The U.S. Supreme Court on Thursday set aside a ruling that upheld the conspiracy conviction of former Enron Corp executive Jeffrey Skilling, and sent the case back for more proceedings.
In the first part of its ruling, the high court rejected Skilling's argument that his conviction should be overturned completely because his Houston jury had been tainted by prejudice and anger over the energy trader's collapse.
The court said he received a fair trial.
In the second part of the ruling, the court said one the laws relied upon by Justice Department prosecutors only applied to bribes and kickbacks, and that Skilling's alleged misconduct did not entail any bribe or kickback.
Skilling as chief executive led Enron's transformation from a sleepy natural gas pipeline company into a global energy trading powerhouse.

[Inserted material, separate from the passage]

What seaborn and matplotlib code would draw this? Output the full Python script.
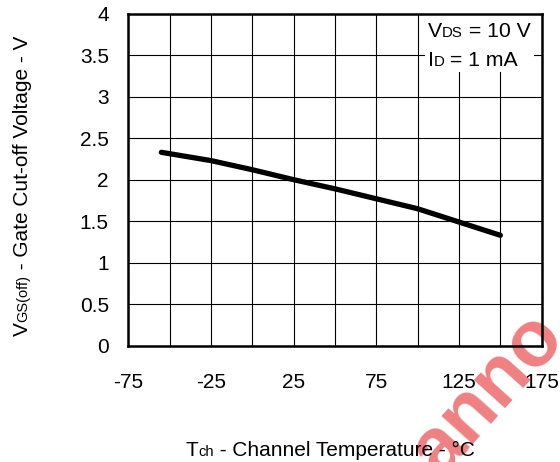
import numpy as np
import pandas as pd
import matplotlib
matplotlib.use("Agg")
import matplotlib.pyplot as plt
import seaborn as sns
from matplotlib.transforms import offset_copy
from matplotlib.patches import Rectangle

# ---- data ----
temperature = [-55, -25, 0, 25, 50, 75, 100, 125, 150]
vgs_off = [2.33, 2.23, 2.12, 2.00, 1.89, 1.77, 1.65, 1.49, 1.33]
x_tick_values = [-75, -25, 25, 75, 125, 175]
x_tick_labels = ["-75", "-25", "25", "75", "125", "175"]
x_minor_values = [-50, 0, 50, 100, 150]
y_tick_values = [0, 0.5, 1, 1.5, 2, 2.5, 3, 3.5, 4]
y_tick_labels = ["0", "0.5", "1", "1.5", "2", "2.5", "3", "3.5", "4"]

sns.set_theme(style="white")
plt.rcParams["font.family"] = ["Liberation Sans", "DejaVu Sans"]

W, H = 560, 462
fig = plt.figure(figsize=(W / 100, H / 100), dpi=100)
fig.patch.set_facecolor("white")
L, R, T, B = 128.3, 541.7, 13.7, 345.7
ax = fig.add_axes([L / W, 1 - B / H, (R - L) / W, (B - T) / H])
ax.patch.set_alpha(0)

df = pd.DataFrame({"Tch": temperature, "VGS": vgs_off})
sns.lineplot(data=df, x="Tch", y="VGS", ax=ax, color="black",
             linewidth=3.8, solid_capstyle="round", zorder=2)

ax.set_xlim(-75, 175)
ax.set_ylim(0, 4)
ax.set_xticks(x_tick_values)
ax.set_xticklabels(x_tick_labels)
ax.set_xticks(x_minor_values, minor=True)
ax.set_yticks(y_tick_values)
ax.set_yticklabels(y_tick_labels)
ax.grid(True, which="both", color="black", linewidth=0.8)
ax.tick_params(axis="both", which="both", length=0, labelsize=15, colors="black")
ax.tick_params(axis="x", pad=20)
ax.tick_params(axis="y", pad=14)
ax.set_xlabel("")
ax.set_ylabel("")
for s in ax.spines.values():
    s.set_visible(True)
    s.set_color("black")
    s.set_linewidth(1.8)

# white box behind conditions
ax.add_patch(Rectangle((104.2, 3.30), 66.4, 0.72, facecolor="white",
                       edgecolor="none", zorder=2.2))

renderer = fig.canvas.get_renderer()


def rich_text(x, y, parts, transform, rotation=0, center=False, zorder=3):
    texts, widths = [], []
    for s, fs in parts:
        t = fig.text(x, y, s, fontsize=fs, rotation=rotation, ha="left",
                     va="baseline", rotation_mode="anchor", transform=transform,
                     color="black", zorder=zorder)
        bb = t.get_window_extent(renderer)
        widths.append(bb.height if rotation == 90 else bb.width)
        texts.append(t)
    off = -sum(widths) / 2 if center else 0
    for t, w in zip(texts, widths):
        if rotation == 90:
            t.set_transform(offset_copy(transform, fig=fig, x=0, y=off, units="dots"))
        else:
            t.set_transform(offset_copy(transform, fig=fig, x=off, y=0, units="dots"))
        off += w
    return texts


BIG, SMALL = 15.3, 10.8
rich_text(106, 3.716, [("V", BIG), ("DS", SMALL), (" = 10 V", BIG)], ax.transData)
rich_text(106, 3.37, [("I", BIG), ("D", SMALL), (" = 1 mA", BIG)], ax.transData)

rich_text(330 / W, 1 - 455.5 / H,
          [("T", 15), ("ch", 10.5), (" - Channel Temperature - \u00b0C", 15)],
          fig.transFigure, center=True)
rich_text(27.5 / W, 1 - 186 / H,
          [("V", 15), ("GS(off)", 10.5), (" - Gate Cut-off Voltage - V", 15)],
          fig.transFigure, rotation=90, center=True)

# watermark (drawn beneath the axes content)
fig.text(440 / W, 1 - 478 / H, "anno", fontsize=57, fontweight="bold",
         color="#ee6a6c", alpha=0.85, rotation=48, rotation_mode="anchor",
         ha="left", va="baseline", zorder=-1)

fig.savefig("out.png", dpi=100, facecolor="white")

Both Skilling and former Enron Chairman Ken Lay were convicted in 2006. Lay later died of a heart attack, and his convictions were set aside because he died before his appeals had been exhausted.
Their convictions were part of the Justice Department's crackdown early in the decade targeting top executives for their role in corporate fraud and accounting scandals in such companies as Enron and WorldCom.
Skilling is serving a prison sentence of 24 years at a minimum security facility in Littleton, Colorado.
In the court's opinion, Justice Ruth Bader Ginsburg said that whether the potential reversal of Skilling's conspiracy count touches any of Skilling's other convictions is an open question.